== SUPPLIED RECORDS ==
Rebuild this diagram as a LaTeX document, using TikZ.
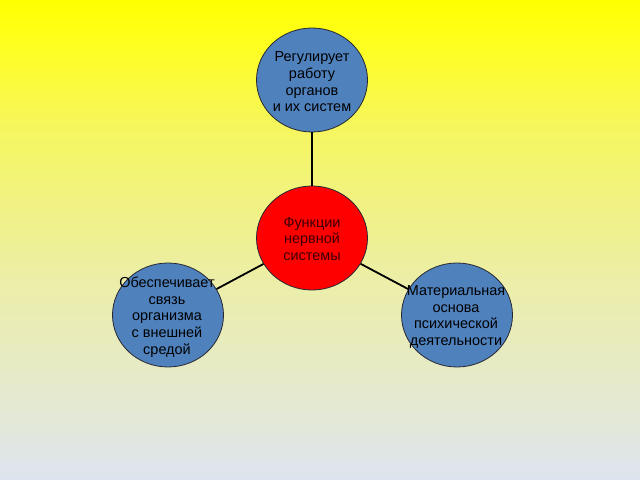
\documentclass[tikz,border=0pt]{standalone}
\usepackage{fontspec}
\setmainfont{Liberation Sans}
\usetikzlibrary{shapes.geometric}
\definecolor{bluefill}{RGB}{79,129,189}
\definecolor{redfill}{RGB}{255,0,0}
\definecolor{rimcol}{RGB}{40,40,50}
\definecolor{centertext}{RGB}{60,0,0}
\definecolor{bgA}{RGB}{221,228,240}
\definecolor{bgB}{RGB}{228,233,212}
\definecolor{bgC}{RGB}{236,238,168}
\definecolor{bgD}{RGB}{245,246,95}
\definecolor{bgE}{RGB}{255,255,25}
\definecolor{bgF}{RGB}{255,255,0}
\pgfdeclareverticalshading{bgshade}{100bp}{color(0bp)=(bgA); color(25bp)=(bgA); color(32.3bp)=(bgB); color(45.8bp)=(bgC); color(61.5bp)=(bgD); color(71.4bp)=(bgE); color(75bp)=(bgF); color(100bp)=(bgF)}
\tikzset{
  bubble/.style={ellipse, draw=rimcol, line width=0.8bp, minimum width=111bp, minimum height=104bp, inner sep=0pt},
  bluebubble/.style={bubble, fill=bluefill},
  redbubble/.style={bubble, fill=redfill},
  txt/.style={align=center, font=\fontsize{14.5}{16.7}\selectfont, inner sep=0pt, text=black},
  link/.style={line width=1.8bp, draw=black}
}
\begin{document}
\begin{tikzpicture}[x=1bp, y=-1bp]
\useasboundingbox (0,0) rectangle (640,480);
\begin{scope}[y=1bp]
\shade[shading=bgshade] (0,-480) rectangle (640,0);
\end{scope}
\node[bluebubble] (top) at (312,80) {};
\node[redbubble] (mid) at (312,238) {};
\node[bluebubble] (left) at (168,315) {};
\node[bluebubble] (right) at (457,315) {};
\draw[link] (top) -- (mid);
\draw[link] (mid) -- (left);
\draw[link] (mid) -- (right);
\node[txt] (toptxt) at (312,82) {Регулирует\\работу\\органов\\ и их систем};
\node[txt, text=centertext] (midtxt) at (312,239) {Функции\\нервной\\системы};
\node[txt] (lefttxt) at (167,317) {Обеспечивает\\связь\\организма\\с внешней\\средой};
\node[txt] (righttxt) at (456,317) {Материальная\\основа\\психической\\ деятельности};
\end{tikzpicture}
\end{document}
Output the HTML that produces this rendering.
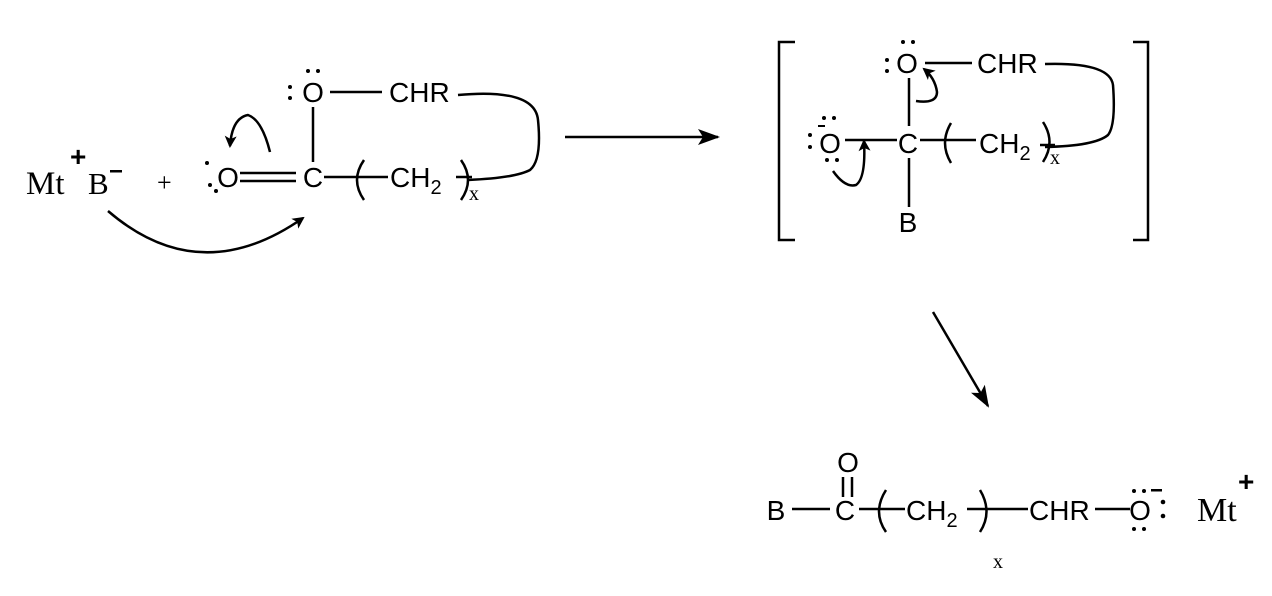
<!DOCTYPE html>
<html><head><style>body{margin:0;background:#fff}svg{display:block}
.s{font-family:"Liberation Sans",sans-serif;font-size:28px}
.r{font-family:"Liberation Serif",serif}
</style></head><body>
<svg width="1272" height="596" viewBox="0 0 1272 596" xmlns="http://www.w3.org/2000/svg">
<defs><marker id="a" markerWidth="12" markerHeight="12" refX="10" refY="6" orient="auto" markerUnits="userSpaceOnUse"><path d="M0,0 L12,6 L0,12 L3,6z" fill="#000"/></marker>
<marker id="b" markerWidth="22" markerHeight="16" refX="20" refY="8" orient="auto" markerUnits="userSpaceOnUse"><path d="M0,0 L22,8 L0,16 L5,8z" fill="#000"/></marker></defs>
<g fill="none" stroke="#000" stroke-width="2.5">
<!-- left -->
<line x1="240" y1="173" x2="296" y2="173"/><line x1="240" y1="181" x2="296" y2="181"/>
<line x1="324" y1="177" x2="388" y2="177"/>
<path d="M364,160 Q350,180 364,200"/>
<line x1="456" y1="177" x2="472" y2="177"/>
<path d="M461,160 Q475,180 461,200"/>
<line x1="313" y1="107" x2="313" y2="162"/>
<line x1="330" y1="92" x2="382" y2="92"/>
<path d="M458,95 Q535,88 538,120 Q542,160 530,170 Q515,178 468,180"/>
<path d="M270,152 Q262,120 248,115 Q232,118 230,146" marker-end="url(#a)"/>
<path d="M108,211 Q200,290 303,218" marker-end="url(#a)"/>
<line x1="565" y1="137" x2="718" y2="137" marker-end="url(#b)"/>
<!-- bracket -->
<path d="M795,42 L779,42 L779,240 L795,240"/>
<path d="M1133,42 L1148,42 L1148,240 L1133,240"/>
<line x1="925" y1="63" x2="972" y2="63"/>
<path d="M1045,64 Q1110,62 1113,85 Q1116,125 1108,135 Q1095,146 1045,147"/>
<line x1="909" y1="78" x2="909" y2="126"/>
<line x1="845" y1="140" x2="897" y2="140"/>
<line x1="920" y1="140" x2="976" y2="140"/>
<path d="M951,123 Q939,143 951,163"/>
<line x1="1040" y1="145" x2="1055" y2="145"/>
<path d="M1043,122 Q1056,142 1043,162"/>
<line x1="909" y1="158" x2="909" y2="207"/>
<path d="M916,101 Q937,104 937,92 Q935,78 924,69" marker-end="url(#a)"/>
<path d="M833,171 Q845,188 856,185 Q866,178 864,141" marker-end="url(#a)"/>
<line x1="933" y1="312" x2="988" y2="406" marker-end="url(#b)"/>
<!-- bottom -->
<line x1="792" y1="509" x2="830" y2="509"/>
<line x1="843" y1="477" x2="843" y2="497"/><line x1="852" y1="477" x2="852" y2="497"/>
<line x1="859" y1="509" x2="905" y2="509"/>
<path d="M886,490 Q872,512 886,532"/>
<line x1="967" y1="509" x2="1028" y2="509"/>
<path d="M980,490 Q993,512 980,532"/>
<line x1="1095" y1="509" x2="1130" y2="509"/>
</g>
<g fill="#000">
<text x="26" y="194" class="r" font-size="33">Mt</text>
<text x="70" y="166" class="s" font-size="22" font-weight="bold">+</text>
<text x="88" y="194" class="r" font-size="31">B</text>
<rect x="110" y="170" width="12" height="2.5"/>
<text x="157" y="191" class="r" font-size="26">+</text>
<circle cx="207" cy="163" r="2"/><circle cx="210" cy="185" r="2"/><circle cx="216" cy="191" r="2"/>
<text x="228" y="187" class="s" text-anchor="middle">O</text>
<text x="313" y="187" class="s" text-anchor="middle">C</text>
<text x="390" y="187" class="s">CH<tspan font-size="20" dy="7">2</tspan></text>
<text x="469" y="200" class="r" font-size="20">x</text>
<circle cx="290" cy="87" r="2"/><circle cx="290" cy="98" r="2"/>
<circle cx="308" cy="71" r="2"/><circle cx="318" cy="71" r="2"/>
<text x="313" y="102" class="s" text-anchor="middle">O</text>
<text x="389" y="102" class="s">CHR</text>
<circle cx="887" cy="60" r="2"/><circle cx="887" cy="71" r="2"/>
<circle cx="903" cy="42" r="2"/><circle cx="913" cy="42" r="2"/>
<text x="907" y="73" class="s" text-anchor="middle">O</text>
<text x="977" y="73" class="s">CHR</text>
<text x="908" y="153" class="s" text-anchor="middle">C</text>
<text x="979" y="153" class="s">CH<tspan font-size="20" dy="7">2</tspan></text>
<text x="1050" y="164" class="r" font-size="20">x</text>
<text x="908" y="232" class="s" text-anchor="middle">B</text>
<text x="830" y="153" class="s" text-anchor="middle">O</text>
<rect x="818" y="125" width="7" height="2"/>
<circle cx="810" cy="135" r="2"/><circle cx="810" cy="147" r="2"/>
<circle cx="824" cy="118" r="2"/><circle cx="834" cy="118" r="2"/>
<circle cx="827" cy="160" r="2"/><circle cx="837" cy="160" r="2"/>
<text x="776" y="520" class="s" text-anchor="middle">B</text>
<text x="845" y="520" class="s" text-anchor="middle">C</text>
<text x="848" y="472" class="s" text-anchor="middle">O</text>
<text x="906" y="520" class="s">CH<tspan font-size="20" dy="7">2</tspan></text>
<text x="993" y="568" class="r" font-size="20">x</text>
<text x="1029" y="520" class="s">CHR</text>
<text x="1140" y="520" class="s" text-anchor="middle">O</text>
<circle cx="1134" cy="491" r="2"/><circle cx="1144" cy="491" r="2"/>
<rect x="1151" y="489" width="11" height="2.5"/>
<circle cx="1134" cy="529" r="2"/><circle cx="1144" cy="529" r="2"/>
<circle cx="1163" cy="502" r="2.3"/><circle cx="1163" cy="516" r="2.3"/>
<text x="1197" y="521" class="r" font-size="34">Mt</text>
<text x="1238" y="491" class="s" font-size="22" font-weight="bold">+</text>
</g>
</svg>
</body></html>
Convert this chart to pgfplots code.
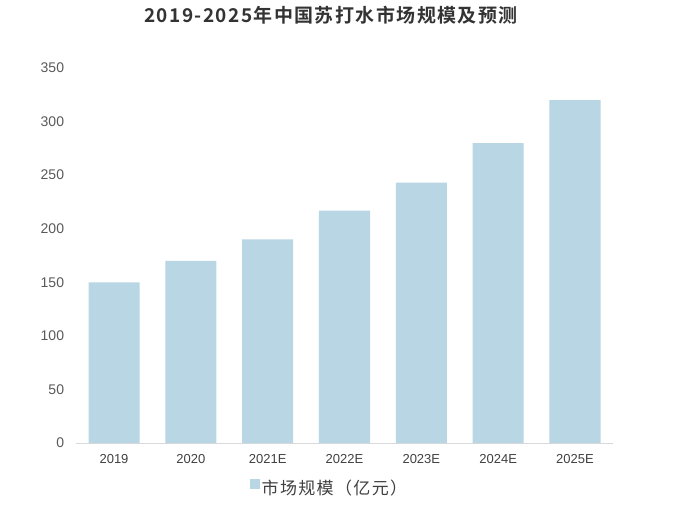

== TASK TO COMPLETE ==
Locate the word "this" in the entries, and copy every line where it is found.

== REPLY TO THE EXERCISE ==
Rebuild this diagram as a LaTeX document, using TikZ.
Output the HTML that produces this rendering.
Convert this chart to pgfplots code.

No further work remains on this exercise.